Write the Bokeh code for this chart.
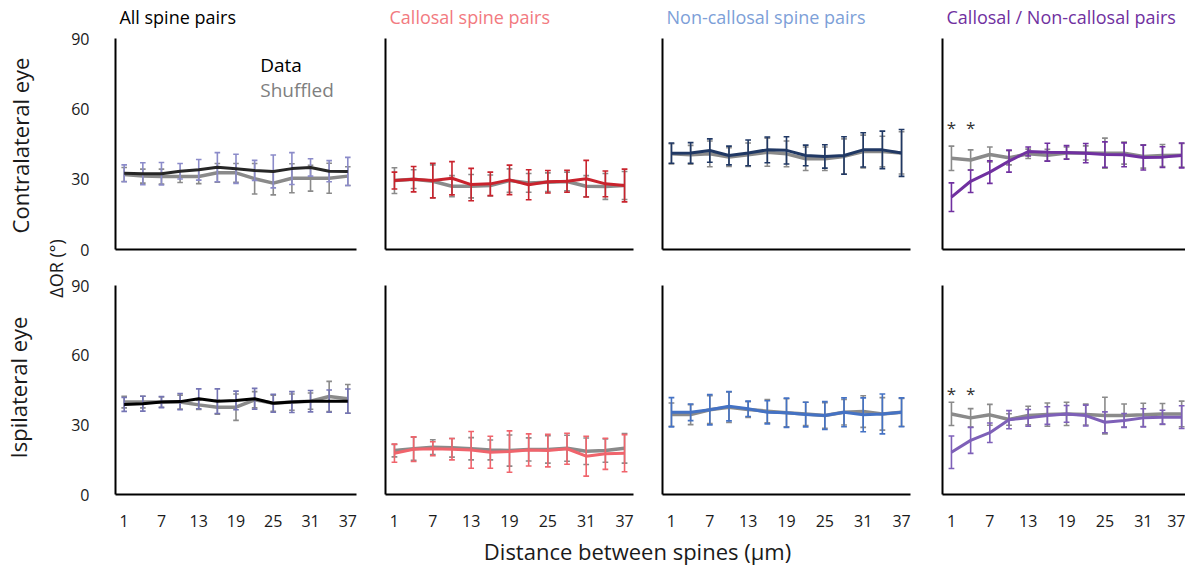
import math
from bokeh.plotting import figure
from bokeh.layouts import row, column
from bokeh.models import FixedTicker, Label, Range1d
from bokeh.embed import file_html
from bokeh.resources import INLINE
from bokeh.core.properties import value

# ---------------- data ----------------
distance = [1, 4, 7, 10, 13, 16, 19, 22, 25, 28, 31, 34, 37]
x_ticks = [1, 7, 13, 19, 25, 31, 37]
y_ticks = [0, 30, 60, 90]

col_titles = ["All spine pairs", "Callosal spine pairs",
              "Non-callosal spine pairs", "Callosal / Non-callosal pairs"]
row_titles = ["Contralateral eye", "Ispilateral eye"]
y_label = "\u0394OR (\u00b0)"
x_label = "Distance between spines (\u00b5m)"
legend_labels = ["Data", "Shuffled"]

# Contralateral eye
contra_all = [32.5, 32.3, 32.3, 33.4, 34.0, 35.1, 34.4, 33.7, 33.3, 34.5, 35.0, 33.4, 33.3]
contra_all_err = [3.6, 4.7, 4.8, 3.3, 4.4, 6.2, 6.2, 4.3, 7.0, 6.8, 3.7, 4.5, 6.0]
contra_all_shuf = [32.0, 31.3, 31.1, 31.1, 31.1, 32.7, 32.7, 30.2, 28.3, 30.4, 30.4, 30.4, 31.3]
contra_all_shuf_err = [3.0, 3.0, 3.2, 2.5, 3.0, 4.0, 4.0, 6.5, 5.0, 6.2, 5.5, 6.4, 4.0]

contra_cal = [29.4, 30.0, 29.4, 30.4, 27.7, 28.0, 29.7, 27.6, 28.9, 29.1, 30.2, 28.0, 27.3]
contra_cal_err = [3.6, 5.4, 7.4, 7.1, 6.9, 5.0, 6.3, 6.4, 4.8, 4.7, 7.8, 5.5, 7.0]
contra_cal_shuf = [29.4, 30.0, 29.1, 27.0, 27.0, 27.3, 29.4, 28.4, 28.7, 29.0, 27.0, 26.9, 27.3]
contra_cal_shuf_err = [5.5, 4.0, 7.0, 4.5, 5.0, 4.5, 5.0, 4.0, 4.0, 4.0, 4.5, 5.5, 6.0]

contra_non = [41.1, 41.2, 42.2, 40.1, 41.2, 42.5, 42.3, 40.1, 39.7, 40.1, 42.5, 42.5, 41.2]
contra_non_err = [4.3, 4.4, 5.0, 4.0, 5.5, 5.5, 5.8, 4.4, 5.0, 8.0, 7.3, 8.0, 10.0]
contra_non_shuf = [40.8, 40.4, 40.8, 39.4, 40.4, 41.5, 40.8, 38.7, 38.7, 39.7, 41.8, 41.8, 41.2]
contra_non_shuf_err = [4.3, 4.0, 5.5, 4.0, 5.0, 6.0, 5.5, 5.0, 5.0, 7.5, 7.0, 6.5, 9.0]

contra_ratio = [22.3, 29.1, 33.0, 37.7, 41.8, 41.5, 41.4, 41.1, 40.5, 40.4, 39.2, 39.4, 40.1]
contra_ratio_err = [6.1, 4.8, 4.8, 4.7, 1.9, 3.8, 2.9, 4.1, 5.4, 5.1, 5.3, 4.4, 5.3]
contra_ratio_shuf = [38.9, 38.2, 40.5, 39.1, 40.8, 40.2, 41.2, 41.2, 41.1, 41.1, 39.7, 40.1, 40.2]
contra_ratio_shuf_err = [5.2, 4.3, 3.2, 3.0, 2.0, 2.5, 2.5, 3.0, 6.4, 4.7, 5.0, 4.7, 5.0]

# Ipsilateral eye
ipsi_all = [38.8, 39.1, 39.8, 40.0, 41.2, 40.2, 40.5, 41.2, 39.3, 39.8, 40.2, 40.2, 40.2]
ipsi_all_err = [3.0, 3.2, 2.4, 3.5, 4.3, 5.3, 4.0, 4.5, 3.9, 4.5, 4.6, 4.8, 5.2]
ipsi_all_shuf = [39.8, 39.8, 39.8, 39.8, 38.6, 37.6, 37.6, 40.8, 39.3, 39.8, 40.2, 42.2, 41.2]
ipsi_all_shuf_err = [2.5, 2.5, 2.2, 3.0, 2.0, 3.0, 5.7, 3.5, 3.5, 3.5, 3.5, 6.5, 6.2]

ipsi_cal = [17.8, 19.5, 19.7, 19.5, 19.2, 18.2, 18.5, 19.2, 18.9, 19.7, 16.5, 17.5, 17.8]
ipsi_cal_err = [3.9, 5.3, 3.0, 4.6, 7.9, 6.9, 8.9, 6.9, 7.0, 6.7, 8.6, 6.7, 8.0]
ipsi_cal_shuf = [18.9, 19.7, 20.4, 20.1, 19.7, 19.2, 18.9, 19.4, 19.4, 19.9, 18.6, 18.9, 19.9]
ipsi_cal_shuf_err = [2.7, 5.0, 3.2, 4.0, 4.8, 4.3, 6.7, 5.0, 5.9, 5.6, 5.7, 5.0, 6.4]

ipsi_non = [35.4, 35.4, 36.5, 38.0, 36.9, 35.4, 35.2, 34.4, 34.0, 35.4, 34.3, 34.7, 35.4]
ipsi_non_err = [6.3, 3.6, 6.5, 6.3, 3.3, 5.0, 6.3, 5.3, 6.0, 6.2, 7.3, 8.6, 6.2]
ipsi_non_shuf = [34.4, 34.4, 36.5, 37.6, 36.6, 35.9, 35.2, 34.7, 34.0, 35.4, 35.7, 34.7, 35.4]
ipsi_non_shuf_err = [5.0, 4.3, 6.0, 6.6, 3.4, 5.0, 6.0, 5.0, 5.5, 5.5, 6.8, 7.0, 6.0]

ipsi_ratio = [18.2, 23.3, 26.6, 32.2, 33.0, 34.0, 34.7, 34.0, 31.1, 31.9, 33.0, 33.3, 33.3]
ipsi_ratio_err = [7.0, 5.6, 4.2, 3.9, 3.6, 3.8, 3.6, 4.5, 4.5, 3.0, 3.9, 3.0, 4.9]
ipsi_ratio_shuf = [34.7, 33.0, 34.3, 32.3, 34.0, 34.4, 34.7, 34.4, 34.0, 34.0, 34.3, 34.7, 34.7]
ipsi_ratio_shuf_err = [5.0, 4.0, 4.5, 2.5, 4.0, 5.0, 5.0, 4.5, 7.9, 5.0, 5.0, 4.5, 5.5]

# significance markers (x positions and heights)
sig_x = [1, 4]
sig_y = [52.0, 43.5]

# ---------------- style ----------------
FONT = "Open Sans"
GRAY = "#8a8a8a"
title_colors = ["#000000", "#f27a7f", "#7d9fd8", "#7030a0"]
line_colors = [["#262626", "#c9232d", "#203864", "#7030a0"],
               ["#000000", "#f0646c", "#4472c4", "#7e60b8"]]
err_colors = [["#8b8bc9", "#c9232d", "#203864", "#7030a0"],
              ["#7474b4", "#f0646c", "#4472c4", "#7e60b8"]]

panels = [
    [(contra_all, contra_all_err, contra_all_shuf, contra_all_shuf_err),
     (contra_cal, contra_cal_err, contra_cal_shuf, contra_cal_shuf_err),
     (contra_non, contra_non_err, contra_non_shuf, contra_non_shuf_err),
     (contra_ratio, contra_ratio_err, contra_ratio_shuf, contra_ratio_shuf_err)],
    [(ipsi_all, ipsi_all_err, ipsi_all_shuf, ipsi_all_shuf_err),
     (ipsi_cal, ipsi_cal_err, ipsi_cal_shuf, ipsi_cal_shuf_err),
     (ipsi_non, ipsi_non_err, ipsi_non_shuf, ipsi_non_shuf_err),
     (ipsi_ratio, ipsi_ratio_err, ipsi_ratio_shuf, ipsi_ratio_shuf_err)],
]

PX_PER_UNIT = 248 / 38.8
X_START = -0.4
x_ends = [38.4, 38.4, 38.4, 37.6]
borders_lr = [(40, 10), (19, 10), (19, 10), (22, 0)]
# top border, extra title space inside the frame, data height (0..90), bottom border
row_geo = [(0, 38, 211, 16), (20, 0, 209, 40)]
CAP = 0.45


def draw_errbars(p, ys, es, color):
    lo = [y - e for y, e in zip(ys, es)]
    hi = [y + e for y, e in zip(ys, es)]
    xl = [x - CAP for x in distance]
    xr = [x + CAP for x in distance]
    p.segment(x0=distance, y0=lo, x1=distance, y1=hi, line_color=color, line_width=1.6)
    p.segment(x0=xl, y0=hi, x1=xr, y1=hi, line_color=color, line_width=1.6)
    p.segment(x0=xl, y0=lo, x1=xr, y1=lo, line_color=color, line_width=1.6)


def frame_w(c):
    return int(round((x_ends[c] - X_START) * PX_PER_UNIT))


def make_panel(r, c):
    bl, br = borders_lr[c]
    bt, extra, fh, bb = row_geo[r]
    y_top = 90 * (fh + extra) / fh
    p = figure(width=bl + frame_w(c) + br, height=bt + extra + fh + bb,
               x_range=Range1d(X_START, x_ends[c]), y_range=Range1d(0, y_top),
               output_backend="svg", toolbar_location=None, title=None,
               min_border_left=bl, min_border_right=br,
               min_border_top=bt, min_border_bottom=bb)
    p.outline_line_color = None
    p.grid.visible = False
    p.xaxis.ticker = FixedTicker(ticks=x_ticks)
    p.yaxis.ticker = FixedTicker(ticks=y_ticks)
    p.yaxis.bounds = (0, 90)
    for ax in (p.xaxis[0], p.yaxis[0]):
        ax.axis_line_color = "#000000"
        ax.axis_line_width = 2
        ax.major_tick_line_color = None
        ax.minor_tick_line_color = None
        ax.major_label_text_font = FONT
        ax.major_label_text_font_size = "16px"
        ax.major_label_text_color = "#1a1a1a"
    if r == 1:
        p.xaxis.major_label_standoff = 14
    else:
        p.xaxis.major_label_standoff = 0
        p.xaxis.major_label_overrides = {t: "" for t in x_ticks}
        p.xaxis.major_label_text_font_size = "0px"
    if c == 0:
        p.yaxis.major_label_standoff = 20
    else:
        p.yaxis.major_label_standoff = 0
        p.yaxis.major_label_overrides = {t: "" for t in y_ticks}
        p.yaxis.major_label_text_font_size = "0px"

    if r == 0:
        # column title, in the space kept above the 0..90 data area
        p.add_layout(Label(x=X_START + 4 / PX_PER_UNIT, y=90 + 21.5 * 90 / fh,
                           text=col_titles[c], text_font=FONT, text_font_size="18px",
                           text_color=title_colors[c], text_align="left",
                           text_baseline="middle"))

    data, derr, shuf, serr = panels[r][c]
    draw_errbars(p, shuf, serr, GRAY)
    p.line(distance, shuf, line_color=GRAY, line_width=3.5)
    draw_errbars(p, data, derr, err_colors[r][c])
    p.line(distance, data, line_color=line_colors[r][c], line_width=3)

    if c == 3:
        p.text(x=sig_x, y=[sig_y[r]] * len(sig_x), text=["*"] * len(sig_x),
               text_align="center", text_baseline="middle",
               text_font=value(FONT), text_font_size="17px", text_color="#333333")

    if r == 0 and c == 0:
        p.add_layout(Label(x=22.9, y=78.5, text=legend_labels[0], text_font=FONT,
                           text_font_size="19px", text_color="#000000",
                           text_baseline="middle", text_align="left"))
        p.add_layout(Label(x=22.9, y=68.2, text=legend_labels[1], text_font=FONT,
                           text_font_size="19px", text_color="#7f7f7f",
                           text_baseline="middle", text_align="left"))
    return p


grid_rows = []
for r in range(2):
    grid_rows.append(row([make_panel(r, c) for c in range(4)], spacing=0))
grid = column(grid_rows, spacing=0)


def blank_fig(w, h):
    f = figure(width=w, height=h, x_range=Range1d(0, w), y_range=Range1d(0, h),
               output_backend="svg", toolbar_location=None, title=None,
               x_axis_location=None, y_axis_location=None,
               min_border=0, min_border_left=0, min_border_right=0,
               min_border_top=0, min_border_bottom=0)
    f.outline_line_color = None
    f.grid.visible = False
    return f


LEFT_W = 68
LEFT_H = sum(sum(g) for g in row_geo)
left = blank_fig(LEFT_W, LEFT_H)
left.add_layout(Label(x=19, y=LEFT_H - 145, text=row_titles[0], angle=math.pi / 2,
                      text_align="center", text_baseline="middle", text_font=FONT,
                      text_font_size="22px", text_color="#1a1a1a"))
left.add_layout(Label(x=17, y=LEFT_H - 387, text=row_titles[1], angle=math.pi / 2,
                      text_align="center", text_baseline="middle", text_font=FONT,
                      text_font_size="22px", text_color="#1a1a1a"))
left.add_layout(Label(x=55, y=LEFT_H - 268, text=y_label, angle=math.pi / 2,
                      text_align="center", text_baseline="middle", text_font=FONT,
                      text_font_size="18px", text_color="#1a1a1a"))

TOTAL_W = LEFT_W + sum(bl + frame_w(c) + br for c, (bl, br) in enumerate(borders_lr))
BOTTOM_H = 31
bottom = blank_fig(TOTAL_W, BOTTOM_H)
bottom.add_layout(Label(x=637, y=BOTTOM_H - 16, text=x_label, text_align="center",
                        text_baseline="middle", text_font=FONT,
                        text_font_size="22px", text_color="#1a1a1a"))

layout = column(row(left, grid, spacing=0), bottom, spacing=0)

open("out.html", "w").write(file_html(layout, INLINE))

--

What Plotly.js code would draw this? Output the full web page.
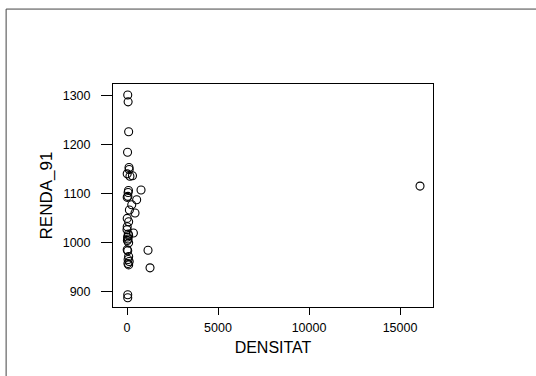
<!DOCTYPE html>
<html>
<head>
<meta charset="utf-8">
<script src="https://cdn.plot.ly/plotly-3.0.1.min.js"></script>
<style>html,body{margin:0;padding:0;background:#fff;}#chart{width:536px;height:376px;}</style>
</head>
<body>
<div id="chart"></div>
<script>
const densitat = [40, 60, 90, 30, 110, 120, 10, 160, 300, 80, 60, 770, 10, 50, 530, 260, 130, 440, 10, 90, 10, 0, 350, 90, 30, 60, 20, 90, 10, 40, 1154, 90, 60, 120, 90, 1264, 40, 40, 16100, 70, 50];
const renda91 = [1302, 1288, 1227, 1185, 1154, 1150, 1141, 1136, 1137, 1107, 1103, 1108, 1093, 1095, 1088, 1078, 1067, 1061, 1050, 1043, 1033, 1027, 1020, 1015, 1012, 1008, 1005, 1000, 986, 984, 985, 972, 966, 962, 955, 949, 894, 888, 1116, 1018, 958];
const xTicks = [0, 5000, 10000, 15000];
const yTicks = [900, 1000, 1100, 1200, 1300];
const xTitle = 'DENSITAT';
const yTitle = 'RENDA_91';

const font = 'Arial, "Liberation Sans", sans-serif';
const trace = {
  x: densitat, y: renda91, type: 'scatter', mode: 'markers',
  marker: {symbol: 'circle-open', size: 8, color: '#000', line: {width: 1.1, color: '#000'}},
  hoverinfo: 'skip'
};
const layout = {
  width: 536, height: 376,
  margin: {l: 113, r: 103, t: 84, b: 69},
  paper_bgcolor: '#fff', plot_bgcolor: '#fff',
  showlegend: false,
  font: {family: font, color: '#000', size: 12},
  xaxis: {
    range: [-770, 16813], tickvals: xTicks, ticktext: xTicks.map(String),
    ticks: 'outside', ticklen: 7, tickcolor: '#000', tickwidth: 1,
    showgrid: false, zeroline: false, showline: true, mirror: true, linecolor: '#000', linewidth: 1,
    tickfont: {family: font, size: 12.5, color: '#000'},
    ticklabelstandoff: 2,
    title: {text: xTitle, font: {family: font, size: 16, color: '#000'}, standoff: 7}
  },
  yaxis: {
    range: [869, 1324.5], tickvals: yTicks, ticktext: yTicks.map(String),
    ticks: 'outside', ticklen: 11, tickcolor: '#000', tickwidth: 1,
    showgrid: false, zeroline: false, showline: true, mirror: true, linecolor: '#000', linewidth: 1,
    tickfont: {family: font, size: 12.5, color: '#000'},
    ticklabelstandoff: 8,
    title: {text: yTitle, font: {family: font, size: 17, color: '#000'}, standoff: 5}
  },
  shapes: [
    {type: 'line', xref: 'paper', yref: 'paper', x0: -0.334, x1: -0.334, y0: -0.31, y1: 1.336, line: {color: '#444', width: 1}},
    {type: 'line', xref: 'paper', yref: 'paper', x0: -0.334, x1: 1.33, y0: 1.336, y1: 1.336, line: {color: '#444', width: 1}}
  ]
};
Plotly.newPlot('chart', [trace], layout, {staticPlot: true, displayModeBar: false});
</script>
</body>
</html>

--

Pictures excluded, retype exactly the lines running from the one with "Write the Bokeh code for this chart." through the one with "4.5, 5.5, 6.0]". Include both end lines and nothing more.

* **SOLUTION BELOW**
Write the Bokeh code for this chart.
import math
from bokeh.plotting import figure
from bokeh.layouts import row, column
from bokeh.models import FixedTicker, Label, Range1d
from bokeh.embed import file_html
from bokeh.resources import INLINE
from bokeh.core.properties import value

# ---------------- data ----------------
distance = [1, 4, 7, 10, 13, 16, 19, 22, 25, 28, 31, 34, 37]
x_ticks = [1, 7, 13, 19, 25, 31, 37]
y_ticks = [0, 30, 60, 90]

col_titles = ["All spine pairs", "Callosal spine pairs",
              "Non-callosal spine pairs", "Callosal / Non-callosal pairs"]
row_titles = ["Contralateral eye", "Ispilateral eye"]
y_label = "\u0394OR (\u00b0)"
x_label = "Distance between spines (\u00b5m)"
legend_labels = ["Data", "Shuffled"]

# Contralateral eye
contra_all = [32.5, 32.3, 32.3, 33.4, 34.0, 35.1, 34.4, 33.7, 33.3, 34.5, 35.0, 33.4, 33.3]
contra_all_err = [3.6, 4.7, 4.8, 3.3, 4.4, 6.2, 6.2, 4.3, 7.0, 6.8, 3.7, 4.5, 6.0]
contra_all_shuf = [32.0, 31.3, 31.1, 31.1, 31.1, 32.7, 32.7, 30.2, 28.3, 30.4, 30.4, 30.4, 31.3]
contra_all_shuf_err = [3.0, 3.0, 3.2, 2.5, 3.0, 4.0, 4.0, 6.5, 5.0, 6.2, 5.5, 6.4, 4.0]

contra_cal = [29.4, 30.0, 29.4, 30.4, 27.7, 28.0, 29.7, 27.6, 28.9, 29.1, 30.2, 28.0, 27.3]
contra_cal_err = [3.6, 5.4, 7.4, 7.1, 6.9, 5.0, 6.3, 6.4, 4.8, 4.7, 7.8, 5.5, 7.0]
contra_cal_shuf = [29.4, 30.0, 29.1, 27.0, 27.0, 27.3, 29.4, 28.4, 28.7, 29.0, 27.0, 26.9, 27.3]
contra_cal_shuf_err = [5.5, 4.0, 7.0, 4.5, 5.0, 4.5, 5.0, 4.0, 4.0, 4.0, 4.5, 5.5, 6.0]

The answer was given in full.